One number put in the wrong place resulted in a decision Saturday to reprint more than 53,600 ballots before the March 11 Pulaski County special millage election.
The Pulaski County Election Commission - which now holds meetings during each poll-worker training session - voted unanimously Saturday to reprint the ballots after realizing the misprinted forms could not be counted by the voting machines at the precincts.
Election officials were not concerned Saturday that the error would delay the election. But it will cost the commission about $12,800 - at 23.9 cents per card, Election Commission Director Bryan Poe said. The extra cost will come from the organization’s $400,000 printing budget, reducing the amount of any unused portion that reverts to the county’s general fund at the end of each year.
The mistake occurred after a commission worker incorrectly typed a code that produces black boxes along the left side of the ballots. One box was omitted at the top of the “code channel,” which usually has two boxes where the rest of the channel has only one.
“It was one number put in the wrong place,” Commissioner Phil Wyrick said. “It was a human error.”
Although the county uses two different types of machines - the M-100 and M-650 - to tabulate the votes, the final ballot draft was tested on only the M-650.

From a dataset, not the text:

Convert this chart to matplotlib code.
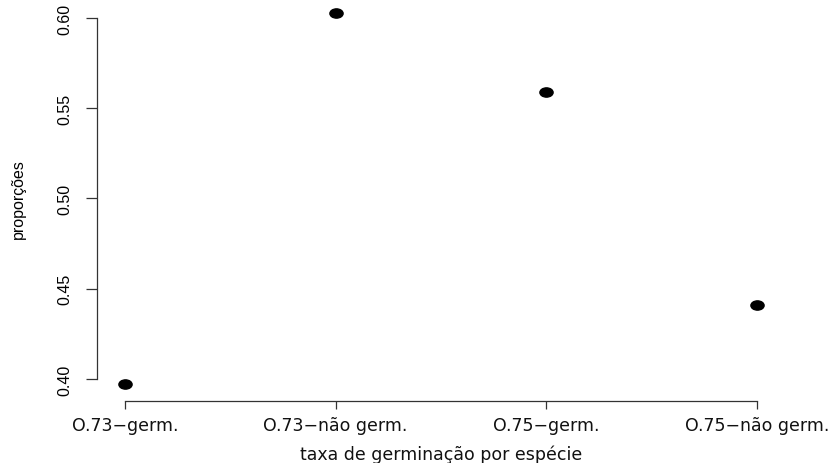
import numpy as np
import matplotlib
matplotlib.use("Agg")
import matplotlib.pyplot as plt
from matplotlib.path import Path
from matplotlib.font_manager import fontManager

# germination proportions per species/outcome
categorias = ["O.73\u2212germ.", "O.73\u2212não germ.", "O.75\u2212germ.", "O.75\u2212não germ."]
proporcoes = [0.397, 0.603, 0.559, 0.441]
yticks = [0.40, 0.45, 0.50, 0.55, 0.60]

names = {f.name for f in fontManager.ttflist}
base = "Liberation Sans" if "Liberation Sans" in names else "DejaVu Sans"
narrow = "Liberation Sans Narrow" if "Liberation Sans Narrow" in names else base
wide = "DejaVu Sans"
plt.rcParams["font.family"] = [base, "DejaVu Sans"]

# slightly flattened dot, like R's pch=19 on a wide device
circ = Path.unit_circle()
dot = Path(circ.vertices * np.array([1.0, 0.7]), circ.codes)

W, H = 832, 464
fig = plt.figure(figsize=(W / 100, H / 100), dpi=100)
left, right, top, bottom = 99.7, 782.3, -1.3, 400.3
ax = fig.add_axes([left / W, 1 - bottom / H, (right - left) / W, (bottom - top) / H])

x = np.arange(1, len(categorias) + 1)
ax.plot(x, proporcoes, linestyle="none", marker=dot, markersize=9.5, color="black")

ax.set_xlim(0.88, 4.12)
lo, hi = min(proporcoes), max(proporcoes)
pad = 0.04 * (hi - lo)
ax.set_ylim(lo - pad, hi + pad)

for s in ["top", "right"]:
    ax.spines[s].set_visible(False)
ax.spines["left"].set_bounds(yticks[0], yticks[-1])
ax.spines["bottom"].set_bounds(1, 4)
ax.spines["left"].set_position(("outward", 2))
ax.spines["bottom"].set_position(("outward", 1))
for s in ["left", "bottom"]:
    ax.spines[s].set_color("#333333")
    ax.spines[s].set_linewidth(0.9)

ax.set_xticks(x)
ax.set_xticklabels(categorias, fontsize=12.5, family=wide, color="#111111")
ax.set_yticks(yticks)
ax.set_yticklabels([f"{v:.2f}" for v in yticks], rotation=90, va="center",
                   fontsize=11.5, family=narrow)
ax.tick_params(direction="out", width=0.9, color="#333333")
ax.tick_params(axis="x", length=5.8, pad=5.5)
ax.tick_params(axis="y", length=8, pad=10)

ax.set_xlabel("taxa de germinação por espécie", fontsize=12.5, family=wide,
              color="#111111", labelpad=7.5)
ax.set_ylabel("proporções", fontsize=11.5, family=narrow, labelpad=22)

fig.savefig("out.png", dpi=100)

The county’s more than100 polling sites all are equipped with the M-100 machines, allowing votes to be counted on site. The M-650 is located at the commission’s office in downtown Little Rock and is used to tabulate the combined results.
When the new ballots were tested Thursday on the M-100, the machine failed to read the forms. Poe said the commission is “not happy” about the error.
“This is something I didn’t even know could happen,” he said.
The commissioners approved the ballot draft Jan. 9, but the outer edges of coding on the ballots were not included in that review.
On Saturday, commission Chairman Leonard A. Boyle Sr. said the poll watchers would be angry if they could not actually monitor the votes.
“Poll watchers are going to attack this commission,” Boyle said.
Poe, who was not at the meeting, said the machines would be turned into “glorified voting boxes” if the precincts were unable to count the ballots on site.
Wyrick agreed and said Boyle’s argument trumped his initial hesitancy to approve the extra spending.
Wyrick asked Poe to create a plan to prevent such an error in the future.
Poe said the code channel in addition to language and other design issues on all future ballots will be proofread, and the ballots will be tested on both machine models before the final print order.
In the March 11 special election, Pulaski Technical College is seeking a 1.9-mill increase to fund facility operations and capital projects. If approved, the millage increase would add $38 to the annual property-tax bill of a home valued at $100,000. Revenue expected to reach about $11.4 million would be collected beginning in 2015.